# [EXERCISE INSTRUCTIONS]
Each line of the listing that contains the word "draws" is to be copied.

# [DATASET ENTRIES]

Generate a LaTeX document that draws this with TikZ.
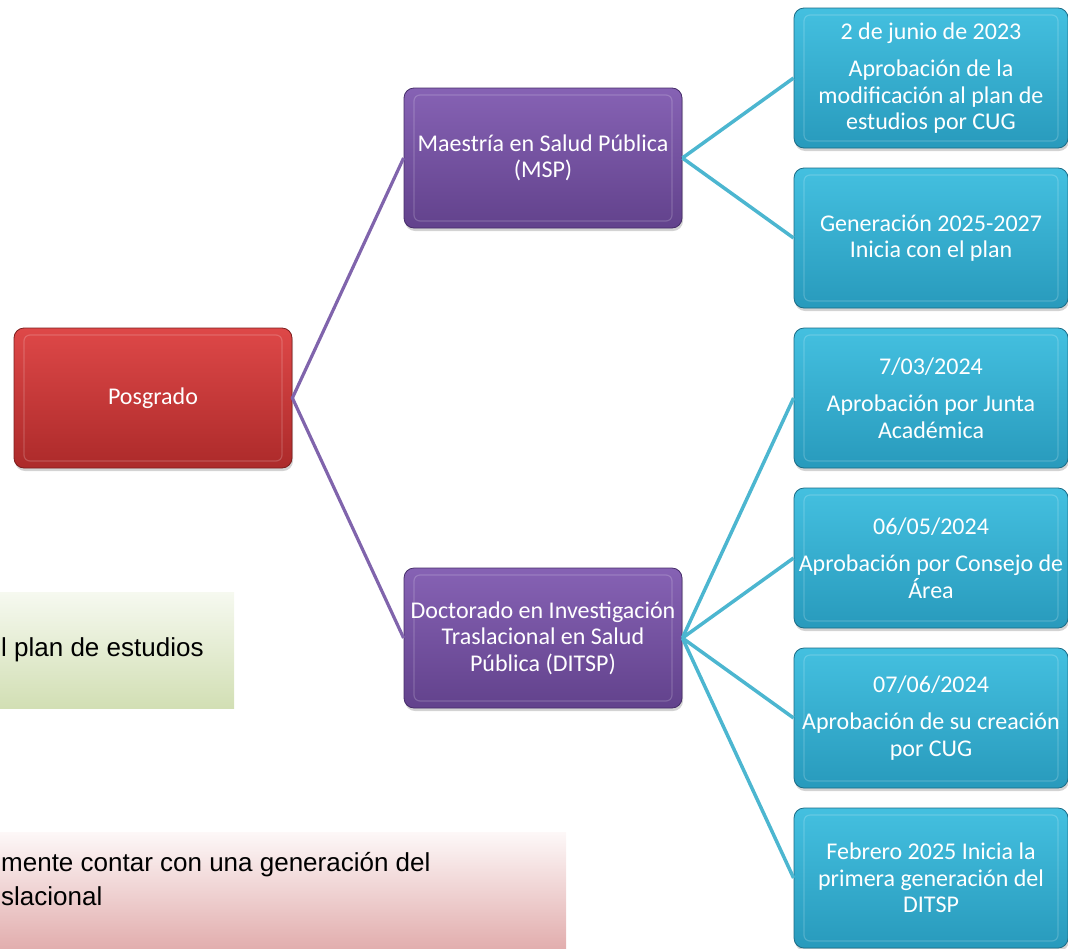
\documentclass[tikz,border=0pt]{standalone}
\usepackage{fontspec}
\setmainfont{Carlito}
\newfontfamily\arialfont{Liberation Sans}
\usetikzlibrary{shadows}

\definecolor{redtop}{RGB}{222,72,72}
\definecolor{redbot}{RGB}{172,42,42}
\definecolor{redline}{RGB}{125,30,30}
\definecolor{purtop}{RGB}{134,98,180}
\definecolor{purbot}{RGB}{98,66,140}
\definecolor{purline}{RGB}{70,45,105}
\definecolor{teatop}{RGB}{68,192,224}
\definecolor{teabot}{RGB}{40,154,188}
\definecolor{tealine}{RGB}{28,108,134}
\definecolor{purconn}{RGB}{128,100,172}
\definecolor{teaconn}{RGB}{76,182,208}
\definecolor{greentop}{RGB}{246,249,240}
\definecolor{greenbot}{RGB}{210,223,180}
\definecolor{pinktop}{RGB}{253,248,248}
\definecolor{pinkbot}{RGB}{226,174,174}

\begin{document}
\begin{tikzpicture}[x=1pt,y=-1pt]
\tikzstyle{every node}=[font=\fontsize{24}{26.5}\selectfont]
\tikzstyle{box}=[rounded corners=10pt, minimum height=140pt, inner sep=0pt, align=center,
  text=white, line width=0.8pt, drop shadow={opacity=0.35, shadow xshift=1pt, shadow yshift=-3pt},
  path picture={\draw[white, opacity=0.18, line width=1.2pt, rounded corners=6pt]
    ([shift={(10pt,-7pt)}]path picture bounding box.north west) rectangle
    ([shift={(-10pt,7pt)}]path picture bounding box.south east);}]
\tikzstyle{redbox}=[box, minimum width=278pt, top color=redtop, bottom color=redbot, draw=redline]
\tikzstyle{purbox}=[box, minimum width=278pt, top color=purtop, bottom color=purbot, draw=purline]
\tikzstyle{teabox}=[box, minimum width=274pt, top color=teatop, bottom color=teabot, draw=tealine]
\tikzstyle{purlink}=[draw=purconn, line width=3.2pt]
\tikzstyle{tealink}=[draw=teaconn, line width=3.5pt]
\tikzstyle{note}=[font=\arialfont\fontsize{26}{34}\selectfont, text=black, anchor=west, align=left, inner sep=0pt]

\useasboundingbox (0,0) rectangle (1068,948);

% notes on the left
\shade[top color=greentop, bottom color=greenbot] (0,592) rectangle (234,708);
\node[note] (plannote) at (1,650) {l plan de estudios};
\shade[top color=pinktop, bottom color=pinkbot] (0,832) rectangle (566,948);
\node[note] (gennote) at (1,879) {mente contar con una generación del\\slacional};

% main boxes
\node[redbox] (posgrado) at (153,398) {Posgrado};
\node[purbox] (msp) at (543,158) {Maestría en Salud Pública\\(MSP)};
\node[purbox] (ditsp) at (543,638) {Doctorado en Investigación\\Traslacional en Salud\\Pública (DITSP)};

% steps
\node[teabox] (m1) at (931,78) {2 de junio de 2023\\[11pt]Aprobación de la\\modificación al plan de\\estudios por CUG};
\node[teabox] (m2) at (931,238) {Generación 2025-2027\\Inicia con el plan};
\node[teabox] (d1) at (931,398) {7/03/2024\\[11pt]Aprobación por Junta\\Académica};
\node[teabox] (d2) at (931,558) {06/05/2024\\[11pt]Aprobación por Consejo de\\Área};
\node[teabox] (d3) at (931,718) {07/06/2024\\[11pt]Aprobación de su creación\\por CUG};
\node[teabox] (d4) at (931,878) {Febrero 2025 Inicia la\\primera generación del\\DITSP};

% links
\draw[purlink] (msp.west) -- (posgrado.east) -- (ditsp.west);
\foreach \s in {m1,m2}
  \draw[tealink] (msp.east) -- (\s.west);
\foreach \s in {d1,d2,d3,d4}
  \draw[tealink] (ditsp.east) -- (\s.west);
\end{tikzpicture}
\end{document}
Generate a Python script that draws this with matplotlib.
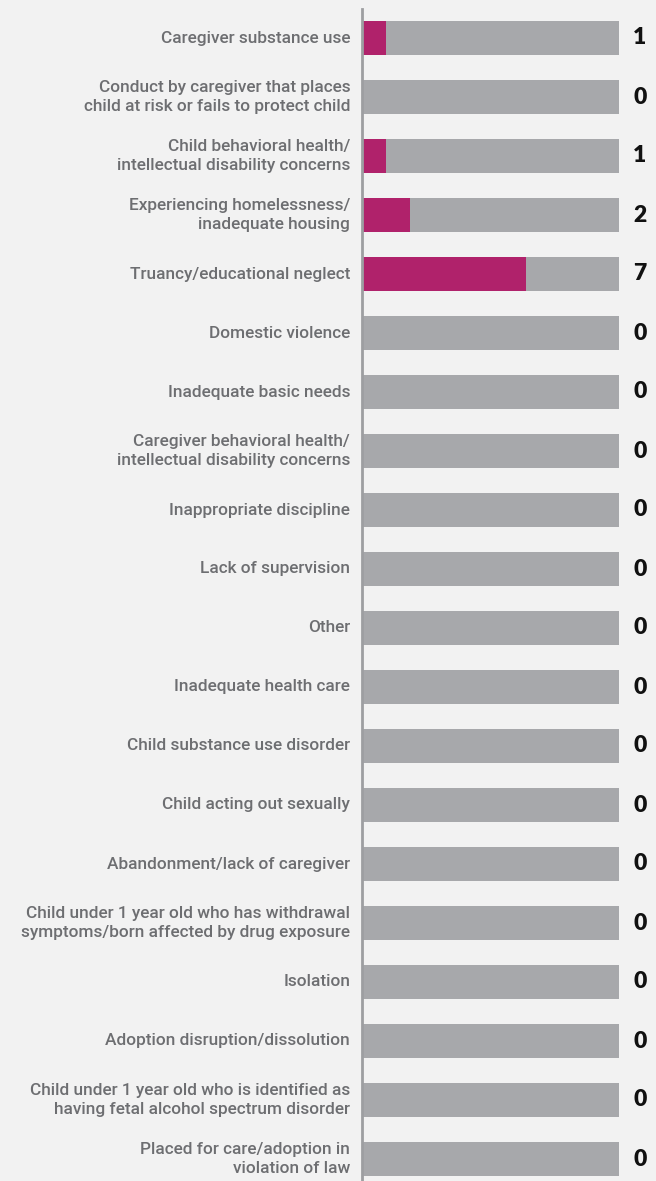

# [ANSWER TO THIS PROBLEM]
Generate a LaTeX document that draws this with TikZ.
Generate a Python script that draws this with matplotlib.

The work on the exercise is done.